Many of the walls and floors are finished in wood from the farm— maple, walnut, ash and pine. There are cedar-lined closets, bird’s eye maple trim and pinned oak floors, plus handsome tile work in the kitchen, multiple fireplaces and a built-in bar. The fingerprints of Walter’s craftsmanship are on every square inch.
“He did it right,” Stout said.
“He did it right.”
In opposite front corners of the house are the two round towers, each about eight feet across. The one in the master bedroom was for Ilona’s dressing table.
The tower in the living room held the library. Stout remembers when the living room, with its vaulted cedar ceiling, was decorated with suits of armor and tapestries. The focal point is a large fireplace, built with stones Walter’s friends brought him from around the country.
So far, prospective buyers have looked around the house and said: “Well, it needs a lot of updates.” Stout shakes his head.
“No! You don’t want to update it,” he said. “You’ve got to want to live in it like this. It’s got to be someone who loves it, as is.”
Updates to plumbing or electric, sure. He can understand that. But dismantle his friends’ dream? No way.

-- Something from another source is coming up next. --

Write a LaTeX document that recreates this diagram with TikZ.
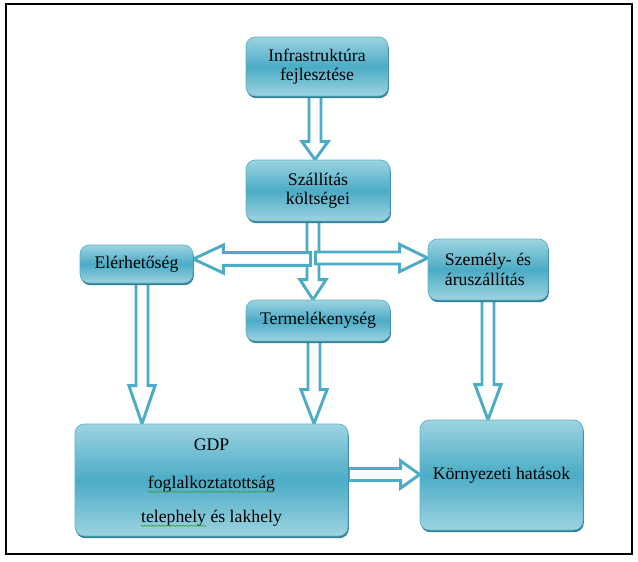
\documentclass[tikz,border=0pt]{standalone}
\usepackage{fontspec}
\setmainfont{Liberation Serif}
\newfontfamily\tnr{Liberation Serif}
\usetikzlibrary{calc,shadows,decorations.pathmorphing}
\definecolor{boxlight}{HTML}{9DD3E1}
\definecolor{boxmid}{HTML}{4BACC6}
\definecolor{boxedge}{HTML}{5DB3C9}
\definecolor{shadowcol}{HTML}{2F7E93}
\definecolor{arrowcol}{HTML}{4BACC6}
\definecolor{squigcol}{HTML}{3BA03B}
\pgfdeclarelayer{bg}
\pgfsetlayers{bg,main}
% block arrows: #1 start, #2 end, #3 head length
\newcommand\blkdown[3]{\draw[blk] let \p1=#1, \p2=#2 in
 (\x1-4.5pt,\y1) -- (\x1-4.5pt,\y2+#3) -- (\x1-9.8pt,\y2+#3) -- (\x1,\y2)
 -- (\x1+9.8pt,\y2+#3) -- (\x1+4.5pt,\y2+#3) -- (\x1+4.5pt,\y1) -- cycle;}
\newcommand\blkleft[3]{\draw[blk] let \p1=#1, \p2=#2 in
 (\x1,\y1+4.8pt) -- (\x2+#3,\y1+4.8pt) -- (\x2+#3,\y1+10.5pt) -- (\x2,\y1)
 -- (\x2+#3,\y1-10.5pt) -- (\x2+#3,\y1-4.8pt) -- (\x1,\y1-4.8pt) -- cycle;}
\newcommand\blkright[3]{\draw[blk] let \p1=#1, \p2=#2 in
 (\x1,\y1+4.5pt) -- (\x2-#3,\y1+4.5pt) -- (\x2-#3,\y1+10.2pt) -- (\x2,\y1)
 -- (\x2-#3,\y1-10.2pt) -- (\x2-#3,\y1-4.5pt) -- (\x1,\y1-4.5pt) -- cycle;}
\begin{document}
\begin{tikzpicture}[x=0.75pt,y=-0.75pt,
  font=\tnr\fontsize{13.3}{14.6}\selectfont,
  box/.style={rounded corners=7pt, top color=boxlight, bottom color=boxlight,
    middle color=boxmid, draw=boxedge, line width=0.5pt,
    drop shadow={shadow xshift=0.6pt, shadow yshift=-1.6pt, fill=shadowcol, opacity=1},
    inner sep=0pt, align=center},
  blk/.style={draw=arrowcol, line width=2.2pt, fill=white, line join=miter},
  lbl/.style={inner sep=0pt, align=center},
  squig/.style={decorate, decoration={snake, amplitude=0.45pt, segment length=2.2pt},
    draw=squigcol, line width=0.45pt},
  frame/.style={draw=black, line width=1.2pt}]
\useasboundingbox (0,0) rectangle (638,561);
\draw[frame] (6,4) rectangle (632,554);

\node[box, minimum width=106.5pt, minimum height=44.25pt] (infra) at (317,66.5) {Infrastruktúra\\fejlesztése};
\node[box, minimum width=108pt, minimum height=45.75pt] (szall) at (318,190.5) {Szállítás\\költségei};
\node[box, minimum width=84.75pt, minimum height=28.5pt] (eler) at (136.5,264) {Elérhetőség};
\node[box, minimum width=90pt, minimum height=45.75pt, align=left] (szem) at (488,269.5) {Személy- és\\áruszállítás};
\node[box, minimum width=108pt, minimum height=30.75pt] (term) at (318,320.5) {Termelékenység};
\node[box, minimum width=204.75pt, minimum height=84pt] (gdp) at (211.5,480) {};
\node[box, minimum width=122.25pt, minimum height=82.5pt] (korny) at (501.5,475) {Környezeti hatások};

\node[lbl] (gdp1) at (211.5,445) {GDP};
\node[lbl] (gdp2) at (211.5,484) {foglalkoztatottság};
\node[lbl] (gdp3) at (211.5,518) {telephely és lakhely};
\node[lbl, anchor=base west] (tp) at (gdp3.base west) {\phantom{telephely}};
\draw[squig] ($(gdp2.base west)+(0,3.5)$) -- ($(gdp2.base east)+(0,3.5)$);
\draw[squig] ($(tp.base west)+(0,3.5)$) -- ($(tp.base east)+(0,3.5)$);

\coordinate (hub) at (312.5,259);

\begin{pgfonlayer}{bg}
\blkdown{($(infra.south)+(-2,0)$)}{(szall.north)}{13.5pt}
\blkdown{($(szall.south)+(-5,0)$)}{(term.north)}{15pt}
\blkleft{($(hub)+(-2,0)$)}{(eler.east)}{22.5pt}
\blkright{($(hub)+(3,-1)$)}{(szem.west)}{21pt}
\blkdown{($(eler.south)+(5.5,0)$)}{(gdp.north)}{28.5pt}
\blkdown{($(term.south)+(-4,0)$)}{(gdp.north)}{25.5pt}
\blkdown{(szem.south)}{(korny.north)}{26.25pt}
\blkright{($(gdp.east)+(0,-5.5)$)}{(korny.west)}{14.25pt}
\end{pgfonlayer}
\end{tikzpicture}
\end{document}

A few hundred yards behind the house, at the edge of a second pond, is an overgrown picnic area with graceful drooping willows, the ruins of a boathouse and pavilion, as well as a still-handsome outdoor fireplace. Peering out from the field-stone chimney is a sculptured face Stout calls “The Man of the Grapes.”
“It’s hard for me not to look at it and think of Walter, with his chiseled John Wayne good looks, gazing out over the place he and Ilona clearly loved so much.
“When he was alive, boy, this was pretty,” Stout said, looking at the water. “I’d sure like to see somebody get it who would put it back the way it was.”